Embraces ‘the true faith’
Yet perhaps Isaac Lally’s most celebrated student and the one who best represents his career was John Burke. A kinsman of the earl of Clanrickard, both he and his brother Hugh attended Lally’s school. John later studied in Lisbon and Évora, Portugal, and was a noted scholar. On his return in 1624, he laboured long ‘within the Lord’s vineyard’, reconciling many to the Catholic Church. According to the contemporary Galway historian John Lynch (1599–1674), the ‘happiest bunch’ that Burke plucked soon after his return to Galway was ‘Isaac O’Molally’, who had taught ‘him and so many others at his school’ and who, through Burke’s ‘gentle argument, embraced the true faith’. Isaac Lally died in 1631. John Burke was made archbishop of Tuam in 1647. His twenty-year tenure was one of the darkest periods in Irish history. In a testament to the influence of his former tutor, Burke played no small part as mediator between supporters and opponents of the contentious mission of Cardinal Rinnuccini, and was remembered as ‘amongst the most illustrious who sat in the chair of Jarlath’.

Ruairí Ó hAodha is a Galway-based librarian and historian and treasurer of the Old Tuam Society.

Calendar of State Papers, Ireland.
John O’Donovan (ed.), The tribes and customs of Hy-Many (Dublin, 1843).
Regal Visitation (1615), Royal Irish Academy, MS 23.F.1, 236–55.

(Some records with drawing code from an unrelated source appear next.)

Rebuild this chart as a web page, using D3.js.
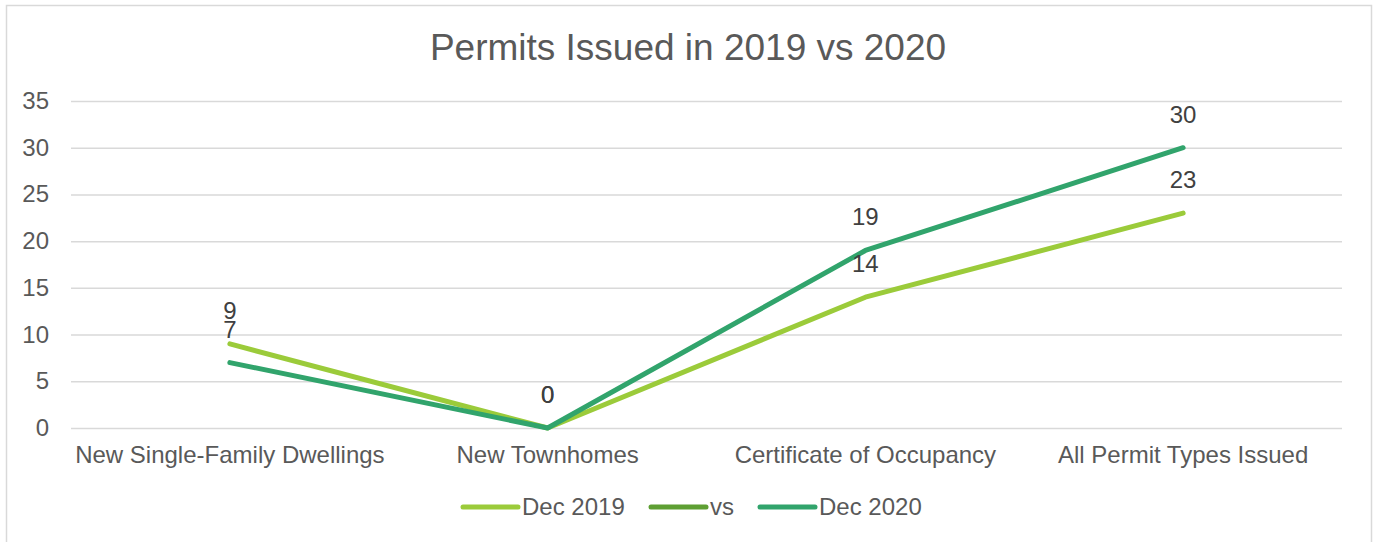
<!DOCTYPE html>
<html><head><meta charset="utf-8">
<script src="https://cdn.jsdelivr.net/npm/d3@7"></script>
<style>body{margin:0;background:#fff;font-family:Arial,"Liberation Sans",sans-serif;}</style>
</head><body><svg id="c" width="1377" height="542"></svg>
<script>
const categories = ["New Single-Family Dwellings","New Townhomes","Certificate of Occupancy","All Permit Types Issued"];
const dec2019 = [9,0,14,23];
const vs = [null,null,null,null];
const dec2020 = [7,0,19,30];
const yTicks = [0,5,10,15,20,25,30,35];
const seriesNames = ["Dec 2019","vs","Dec 2020"];
const colors = ["#9BCB3A","#5E9F33","#31A46C"];

const svg = d3.select("#c");
svg.append("rect").attr("x",6.5).attr("y",5.5).attr("width",1365).attr("height",545)
  .attr("fill","#fff").attr("stroke","#d9d9d9").attr("stroke-width",1.5);

const x = d3.scalePoint().domain(categories).range([71,1342]).padding(0.5);
const y = d3.scaleLinear().domain([0,35]).range([428,101]);

svg.append("text").attr("x",688).attr("y",60).attr("text-anchor","middle")
  .attr("font-size",37).attr("fill","#595959").text("Permits Issued in 2019 vs 2020");

const grid = svg.append("g").attr("transform","translate(71,0)")
  .call(d3.axisLeft(y).tickValues(yTicks).tickSize(-1271).tickFormat(""));
grid.select(".domain").remove();
grid.selectAll("line").attr("stroke","#d9d9d9").attr("stroke-width",1.5);

yTicks.forEach(t=>{
  svg.append("text").attr("x",49).attr("y",y(t)+8).attr("text-anchor","end")
    .attr("font-size",24).attr("fill","#595959").text(t);
});
categories.forEach(c=>{
  svg.append("text").attr("x",x(c)).attr("y",463).attr("text-anchor","middle")
    .attr("font-size",24).attr("fill","#595959").text(c);
});

const line = d3.line().defined(d=>d.v!=null).x(d=>x(d.c)).y(d=>y(d.v));
const series = [dec2019, vs, dec2020];
series.forEach((s,i)=>{
  const pts = s.map((v,j)=>({c:categories[j],v}));
  svg.append("path").datum(pts).attr("d",line).attr("fill","none")
    .attr("stroke",colors[i]).attr("stroke-width",5).attr("stroke-linecap","round").attr("stroke-linejoin","round");
});
series.forEach((s,i)=>{
  s.forEach((v,j)=>{
    if(v==null) return;
    svg.append("text").attr("x",x(categories[j])).attr("y",y(v)-25).attr("text-anchor","middle")
      .attr("font-size",24).attr("fill","#404040").text(v);
  });
});

const lx = [463,651,760];
seriesNames.forEach((n,i)=>{
  svg.append("line").attr("x1",lx[i]).attr("x2",lx[i]+55).attr("y1",507).attr("y2",507)
    .attr("stroke",colors[i]).attr("stroke-width",5).attr("stroke-linecap","round");
  svg.append("text").attr("x",lx[i]+59).attr("y",515).attr("font-size",24).attr("fill","#595959").text(n);
});
</script></body></html>
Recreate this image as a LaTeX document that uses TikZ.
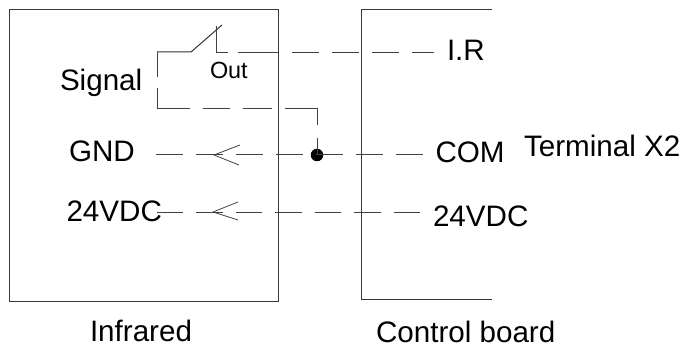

*Christopher Bodkin, the son of a former mayor of Galway, was appointed by King Henry VIII with the pope’s approval, though no official papal sanction ever reached Ireland following the king’s break with Rome. Sometime later Bodkin took the Oath of Supremacy. In his stead, Rome proposed a Raphoe native named Arthur Ó Frighil. Following his special commissary of 1565–6, during the reign of Queen Mary, the Jesuit David Woulfe recommended that Bodkin remain in situ. Having spent some time with the latter in Tuam, he believed that Bodkin had taken the oath ‘more from fear than from conviction’.
** There was no papal appointee to Tuam during the tenure of Nehemiah Donelan.